After being marginalised by the Congress government, AASU is back at centre stage. On Monday, it accepted the Mahanta government's invitation for talks on September 14. The deliberations will no doubt be influenced by the extent of the AASU's impact on September 13, when it begins an agitation with a 12-hour state-wide bandh.

Explains an AGP leader: The AGP cannot ignore the AASU since we were part of the student organisation. We should at least make a pretence of giving the AASU some public importance even though the students body might have ceased to have the same influence in the state. The student body, which held a pre-eminent position in the state in the early eighties on the issue of foreign nationals, had been considerably marginalised during the Congress government led by Hiteswar Saikia before the April elections. It is using the upcoming by-elections to resume its high profile role.

 

Byelections are to be held to five seats: Nazira, Dispur, Margherita, Nagaon and Dergaon. Saikia, who passed away on the eve of the April elections, had filed his nomination from Nazira and Dispur while Chief Minister Prafulla Kumar Mahanta, who won from Koliabor and Nagaon, has given up the Nagaon seat.

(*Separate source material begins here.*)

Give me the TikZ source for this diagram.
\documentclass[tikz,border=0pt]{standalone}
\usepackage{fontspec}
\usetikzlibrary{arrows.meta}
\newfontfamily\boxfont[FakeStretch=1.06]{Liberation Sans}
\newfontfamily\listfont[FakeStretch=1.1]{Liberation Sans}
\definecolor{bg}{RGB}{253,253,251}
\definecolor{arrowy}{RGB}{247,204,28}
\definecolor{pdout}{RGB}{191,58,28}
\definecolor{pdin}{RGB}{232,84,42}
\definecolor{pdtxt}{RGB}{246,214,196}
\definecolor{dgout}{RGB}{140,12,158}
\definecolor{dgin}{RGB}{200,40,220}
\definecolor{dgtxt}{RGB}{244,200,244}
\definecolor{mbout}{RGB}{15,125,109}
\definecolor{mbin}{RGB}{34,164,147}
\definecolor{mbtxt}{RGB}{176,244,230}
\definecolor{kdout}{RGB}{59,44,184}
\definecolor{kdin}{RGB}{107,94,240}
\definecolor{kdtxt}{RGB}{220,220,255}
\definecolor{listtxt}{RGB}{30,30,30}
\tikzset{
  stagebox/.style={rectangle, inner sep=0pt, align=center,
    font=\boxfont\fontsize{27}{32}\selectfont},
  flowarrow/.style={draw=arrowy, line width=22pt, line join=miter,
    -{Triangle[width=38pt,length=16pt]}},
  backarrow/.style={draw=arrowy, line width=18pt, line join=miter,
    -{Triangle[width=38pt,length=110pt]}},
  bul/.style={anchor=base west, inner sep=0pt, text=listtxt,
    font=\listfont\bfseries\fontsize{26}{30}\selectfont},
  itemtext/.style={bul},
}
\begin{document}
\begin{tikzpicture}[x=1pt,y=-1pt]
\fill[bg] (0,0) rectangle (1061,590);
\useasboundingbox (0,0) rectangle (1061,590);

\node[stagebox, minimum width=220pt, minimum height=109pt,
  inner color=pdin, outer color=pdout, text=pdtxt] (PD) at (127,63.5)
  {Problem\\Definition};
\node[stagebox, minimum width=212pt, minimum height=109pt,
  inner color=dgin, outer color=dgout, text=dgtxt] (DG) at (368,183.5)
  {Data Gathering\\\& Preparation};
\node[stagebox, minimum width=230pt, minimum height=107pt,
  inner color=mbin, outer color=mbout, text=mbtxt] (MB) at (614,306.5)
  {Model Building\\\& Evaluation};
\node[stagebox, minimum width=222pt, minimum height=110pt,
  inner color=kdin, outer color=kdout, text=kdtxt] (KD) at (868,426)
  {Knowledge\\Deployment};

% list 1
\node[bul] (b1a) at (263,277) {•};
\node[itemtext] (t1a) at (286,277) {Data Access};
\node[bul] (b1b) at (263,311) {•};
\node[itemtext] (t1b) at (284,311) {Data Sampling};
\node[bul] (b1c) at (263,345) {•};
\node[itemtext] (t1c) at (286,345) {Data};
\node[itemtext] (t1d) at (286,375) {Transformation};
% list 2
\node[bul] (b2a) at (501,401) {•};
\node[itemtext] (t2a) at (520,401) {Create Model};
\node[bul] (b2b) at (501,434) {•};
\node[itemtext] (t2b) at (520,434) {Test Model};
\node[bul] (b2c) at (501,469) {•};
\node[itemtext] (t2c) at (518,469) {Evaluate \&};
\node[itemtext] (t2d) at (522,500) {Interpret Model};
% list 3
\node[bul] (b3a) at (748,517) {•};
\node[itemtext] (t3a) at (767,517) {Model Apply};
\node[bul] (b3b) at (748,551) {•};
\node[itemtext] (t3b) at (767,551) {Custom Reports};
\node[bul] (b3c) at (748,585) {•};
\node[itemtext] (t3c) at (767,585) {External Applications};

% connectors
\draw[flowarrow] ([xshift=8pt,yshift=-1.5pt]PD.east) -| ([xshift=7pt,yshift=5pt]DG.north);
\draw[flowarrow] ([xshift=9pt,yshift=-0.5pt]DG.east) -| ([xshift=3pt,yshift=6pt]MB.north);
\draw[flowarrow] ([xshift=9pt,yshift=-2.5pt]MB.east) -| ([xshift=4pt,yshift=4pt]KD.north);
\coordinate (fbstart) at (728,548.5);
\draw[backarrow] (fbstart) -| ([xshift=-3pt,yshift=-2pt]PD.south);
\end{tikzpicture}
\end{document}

The ground on which the AASU has opposed the byelections is that the electoral rolls continue to be faulty and are full of foreign nationals. Unless a fresh revision is carried out, no elections would be allowed to be held, the AASU has threatened.

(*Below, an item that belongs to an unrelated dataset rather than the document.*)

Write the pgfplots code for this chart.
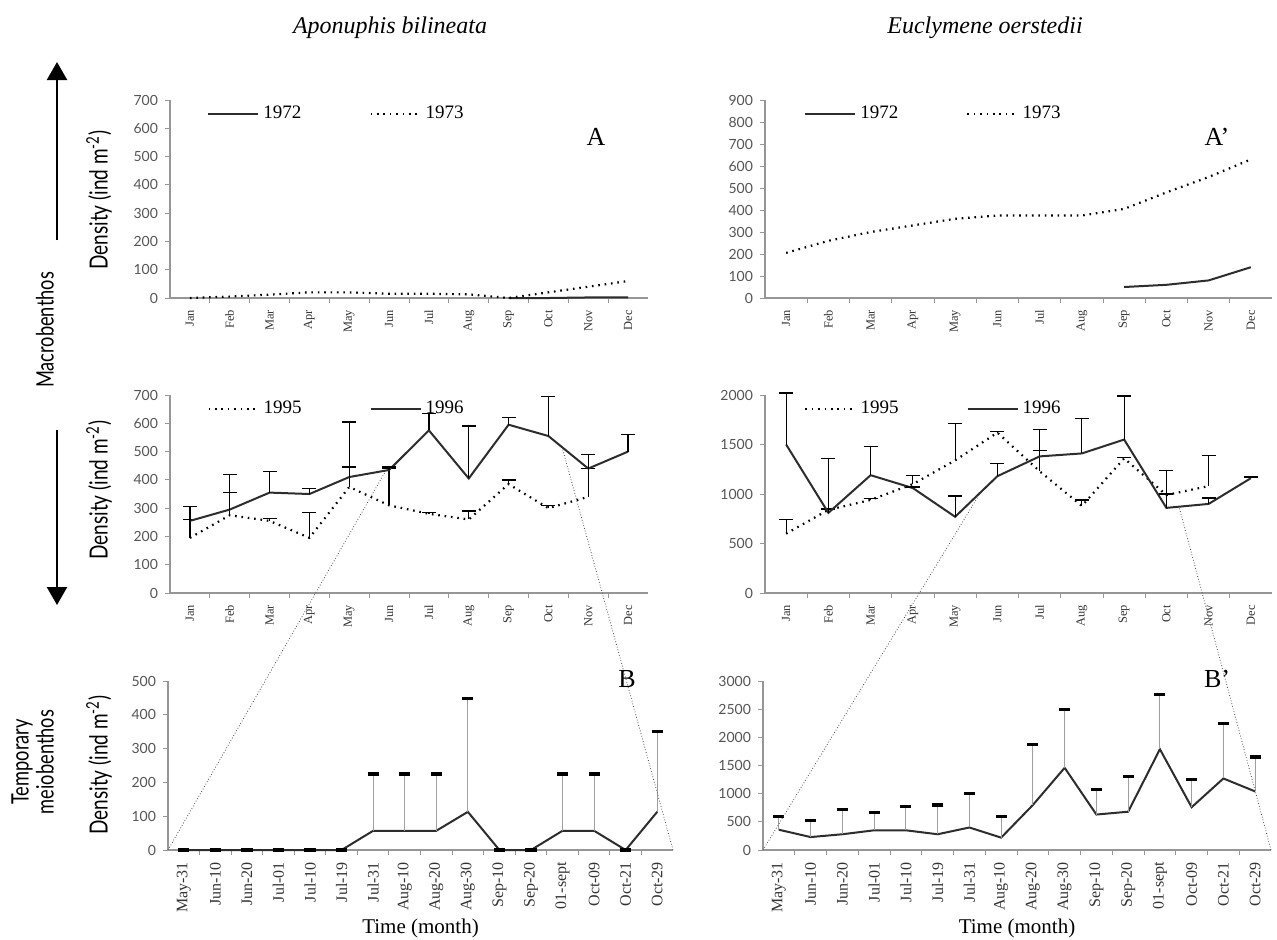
\documentclass[border=0pt]{standalone}
\usepackage{pgfplots}
\pgfplotsset{compat=1.18}
\usepackage{fontspec}
\setmainfont{Liberation Serif}
\newfontfamily\numfont{Lato}
\newfontfamily\condfont[FakeStretch=0.76]{Lato}
\usetikzlibrary{arrows.meta}

\definecolor{axisgray}{RGB}{150,150,150}
\definecolor{ticktext}{RGB}{85,85,85}
\definecolor{linedark}{RGB}{45,45,45}

\pgfplotsset{
  panel/.style={
    scale only axis,
    axis x line=bottom, axis y line=left,
    axis line style={-, axisgray, line width=0.6pt},
    tick align=outside,
    ymin=0,
    major x tick style={draw=none},
    minor x tick style={axisgray, line width=0.5pt},
    y tick style={axisgray, line width=0.5pt},
    major tick length=2.5pt, minor tick length=2.5pt,
    y tick label style={font=\numfont\fontsize{7}{8}\selectfont, text=ticktext},
    x tick label style={rotate=90, anchor=east, font=\fontsize{6.2}{7}\selectfont, text=black!80},
    /pgf/number format/assume math mode=true,
    /pgf/number format/set thousands separator={},
    legend style={draw=none, fill=none, font=\fontsize{9.5}{10}\selectfont,
      legend columns=2, at={(0.065,0.93)}, anchor=west,
      /tikz/every even column/.append style={column sep=32pt}},
    legend image code/.code={\draw[##1] (-2pt,0pt) -- (23pt,0pt);},
    clip=false,
  },
  months/.style={xmin=0.5, xmax=12.5, xtick={1,...,12},
    xticklabels={Jan,Feb,Mar,Apr,May,Jun,Jul,Aug,Sep,Oct,Nov,Dec},
    minor xtick={1.5,2.5,...,11.5}},
  dates/.style={xmin=0.5, xmax=16.5, xtick={1,...,16},
    xticklabels={May-31,Jun-10,Jun-20,Jul-01,Jul-10,Jul-19,Jul-31,Aug-10,Aug-20,Aug-30,Sep-10,Sep-20,01-sept,Oct-09,Oct-21,Oct-29},
    minor xtick={1.5,2.5,...,15.5},
    x tick label style={font=\fontsize{8}{9}\selectfont},
    xlabel={Time (month)}, xlabel style={font=\fontsize{10.5}{12}\selectfont, yshift=4pt}},
  solidline/.style={linedark, line width=1pt, mark=none},
  dottedline/.style={black, line width=1.1pt, dash pattern=on 0.8pt off 2.4pt, mark=none},
  ebars/.style={error bars/.cd, y dir=plus, y explicit, error mark=|,
    error bar style={solid, black, line width=0.6pt},
    error mark options={black, solid, line width=0.7pt, mark size=3.5pt}},
  mbars/.style={error bars/.cd, y dir=plus, y explicit, error mark=|,
    error bar style={solid, gray!75, line width=0.4pt},
    error mark options={black, solid, line width=1.6pt, mark size=2.8pt}},
}

\begin{document}
\begin{tikzpicture}[x=0.5pt, y=-0.5pt]
\path[use as bounding box] (0,0) rectangle (1277,939);

% ===== A: Aponuphis, 1972/1973 =====
\begin{axis}[panel, months, at={(85pt,-149pt)}, anchor=south west,
    width=239pt, height=99pt, ymax=700, ytick={0,100,...,700}]
\addplot[solidline] coordinates {(9,0) (10,0) (11,2) (12,2)};
\addlegendentry{1972}
\addplot[dottedline] coordinates {(1,0) (2,5) (3,12) (4,20) (5,20) (6,15) (7,15) (8,13) (9,0) (10,20) (11,40) (12,60)};
\addlegendentry{1973}
\end{axis}

% ===== A': Euclymene, 1972/1973 =====
\begin{axis}[panel, months, at={(382.5pt,-149pt)}, anchor=south west,
    width=253.5pt, height=99pt, ymax=900, ytick={0,100,...,900}]
\addplot[solidline] coordinates {(9,50) (10,60) (11,80) (12,140)};
\addlegendentry{1972}
\addplot[dottedline] coordinates {(1,205) (2,260) (3,300) (4,330) (5,360) (6,375) (7,375) (8,375) (9,405) (10,480) (11,550) (12,630)};
\addlegendentry{1973}
\end{axis}

% ===== middle left: Aponuphis, 1995/1996 =====
\begin{axis}[panel, months, at={(85pt,-296.5pt)}, anchor=south west,
    width=239pt, height=99pt, ymax=700, ytick={0,100,...,700}]
\addplot[dottedline, ebars] coordinates {
  (1,195) +- (0,65) (2,275) +- (0,80) (3,255) +- (0,8) (4,195) +- (0,90)
  (5,375) +- (0,70) (6,310) +- (0,130) (7,280) +- (0,5) (8,260) +- (0,30)
  (9,385) +- (0,15) (10,300) +- (0,10) (11,340) +- (0,100)};
\addlegendentry{1995}
\addplot[solidline, ebars] coordinates {
  (1,255) +- (0,50) (2,295) +- (0,125) (3,355) +- (0,75) (4,350) +- (0,20)
  (5,410) +- (0,195) (6,435) +- (0,10) (7,575) +- (0,60) (8,405) +- (0,185)
  (9,595) +- (0,25) (10,555) +- (0,140) (11,440) +- (0,50) (12,500) +- (0,60)};
\addlegendentry{1996}
\coordinate (mlA) at (axis cs:5.9,428);
\coordinate (mlB) at (axis cs:10.35,512);
\end{axis}

% ===== middle right: Euclymene, 1995/1996 =====
\begin{axis}[panel, months, at={(382.5pt,-296.5pt)}, anchor=south west,
    width=253.5pt, height=99pt, ymax=2000, ytick={0,500,...,2000}]
\addplot[dottedline, ebars] coordinates {
  (1,600) +- (0,140) (2,840) +- (0,10) (3,940) +- (0,15) (4,1100) +- (0,90)
  (5,1340) +- (0,370) (6,1620) +- (0,10) (7,1230) +- (0,210) (8,880) +- (0,60)
  (9,1360) +- (0,10) (10,990) +- (0,10) (11,1080) +- (0,310)};
\addlegendentry{1995}
\addplot[solidline, ebars] coordinates {
  (1,1500) +- (0,520) (2,810) +- (0,550) (3,1190) +- (0,290) (4,1060) +- (0,10)
  (5,770) +- (0,210) (6,1180) +- (0,130) (7,1380) +- (0,270) (8,1410) +- (0,350)
  (9,1550) +- (0,440) (10,860) +- (0,380) (11,900) +- (0,60) (12,1160) +- (0,10)};
\addlegendentry{1996}
\coordinate (mrA) at (axis cs:5.6,1015);
\coordinate (mrB) at (axis cs:10.3,870);
\end{axis}

% ===== B: Aponuphis, temporary meiobenthos =====
\begin{axis}[panel, dates, at={(84pt,-425pt)}, anchor=south west,
    width=252.5pt, height=84.5pt, ymax=500, ytick={0,100,...,500}]
\addplot[solidline, mbars] coordinates {
  (1,0) +- (0,0) (2,0) +- (0,0) (3,0) +- (0,0) (4,0) +- (0,0)
  (5,0) +- (0,0) (6,0) +- (0,0) (7,57) +- (0,168) (8,57) +- (0,168)
  (9,57) +- (0,168) (10,113) +- (0,335) (11,0) +- (0,0) (12,0) +- (0,0)
  (13,57) +- (0,168) (14,57) +- (0,168) (15,0) +- (0,0) (16,113) +- (0,237)};
\coordinate (bL0) at (rel axis cs:0,0);
\coordinate (bL1) at (rel axis cs:1,0);
\end{axis}

% ===== B': Euclymene, temporary meiobenthos =====
\begin{axis}[panel, dates, at={(381.5pt,-425pt)}, anchor=south west,
    width=254pt, height=84.5pt, ymax=3000, ytick={0,500,...,3000}]
\addplot[solidline, mbars] coordinates {
  (1,360) +- (0,240) (2,230) +- (0,290) (3,280) +- (0,440) (4,350) +- (0,320)
  (5,350) +- (0,420) (6,280) +- (0,520) (7,400) +- (0,600) (8,220) +- (0,370)
  (9,800) +- (0,1070) (10,1460) +- (0,1040) (11,630) +- (0,450) (12,680) +- (0,630)
  (13,1790) +- (0,970) (14,760) +- (0,490) (15,1270) +- (0,970) (16,1040) +- (0,610)};
\coordinate (bR0) at (rel axis cs:0,0);
\coordinate (bR1) at (rel axis cs:1,0);
\end{axis}

% zoom lines from the meiobenthos panels up to the macrobenthos panels
\draw[densely dotted, line width=0.4pt, black!70] (bL0) -- (mlA);
\draw[densely dotted, line width=0.4pt, black!70] (bL1) -- (mlB);
\draw[densely dotted, line width=0.4pt, black!70] (bR0) -- (mrA);
\draw[densely dotted, line width=0.4pt, black!70] (bR1) -- (mrB);

% titles and panel letters
\node[font=\itshape\fontsize{12}{14}\selectfont] at (390,28) {Aponuphis bilineata};
\node[font=\itshape\fontsize{12}{14}\selectfont] at (985,28) {Euclymene oerstedii};
\node[font=\fontsize{13}{15}\selectfont] at (596,137) {A};
\node[font=\fontsize{13}{15}\selectfont] at (1217,137) {A’};
\node[font=\fontsize{13}{15}\selectfont] at (627,679) {B};
\node[font=\fontsize{13}{15}\selectfont] at (1217,679) {B’};

% left-hand labels
\node[rotate=90, font=\condfont\fontsize{12.5}{14}\selectfont] at (99,200) {Density (ind m\textsuperscript{-2})};
\node[rotate=90, font=\condfont\fontsize{12.5}{14}\selectfont] at (99,490) {Density (ind m\textsuperscript{-2})};
\node[rotate=90, font=\condfont\fontsize{12.5}{14}\selectfont] at (99,765) {Density (ind m\textsuperscript{-2})};
\node[rotate=90, font=\condfont\fontsize{12}{14}\selectfont] at (45,330) {Macrobenthos};
\draw[line width=1.2pt, -{Triangle[width=10pt,length=9pt]}] (57,240) -- (57,62);
\draw[line width=1.2pt, -{Triangle[width=10pt,length=9pt]}] (57,430) -- (57,605);
\node[rotate=90, font=\condfont\fontsize{12}{14}\selectfont] at (22,762) {Temporary};
\node[rotate=90, font=\condfont\fontsize{12}{14}\selectfont] at (45,762) {meiobenthos};
\end{tikzpicture}
\end{document}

AASU leaders have announced a series of agitational programmes from September 13, including the burning of effigies of the three election commissioners. The leaders contend that despite the Election Commission's assurance to them, the rolls had not been revised.

This will be the first time the AASU would test its support base after its low-key role during the Saikia regime. AGP leaders' conciliatory efforts have so far been spurned by the AASU, but the former claim in private that the threat would pose no problem in holding the byelections.

The byelection is crucial for senior AGP leader Atul Bora, the public works minister, who was a candidate in the Dispur constituency. He has to get elected to the House within six months. He has dismissed the AASU threat by saying that it will not affect the byelection.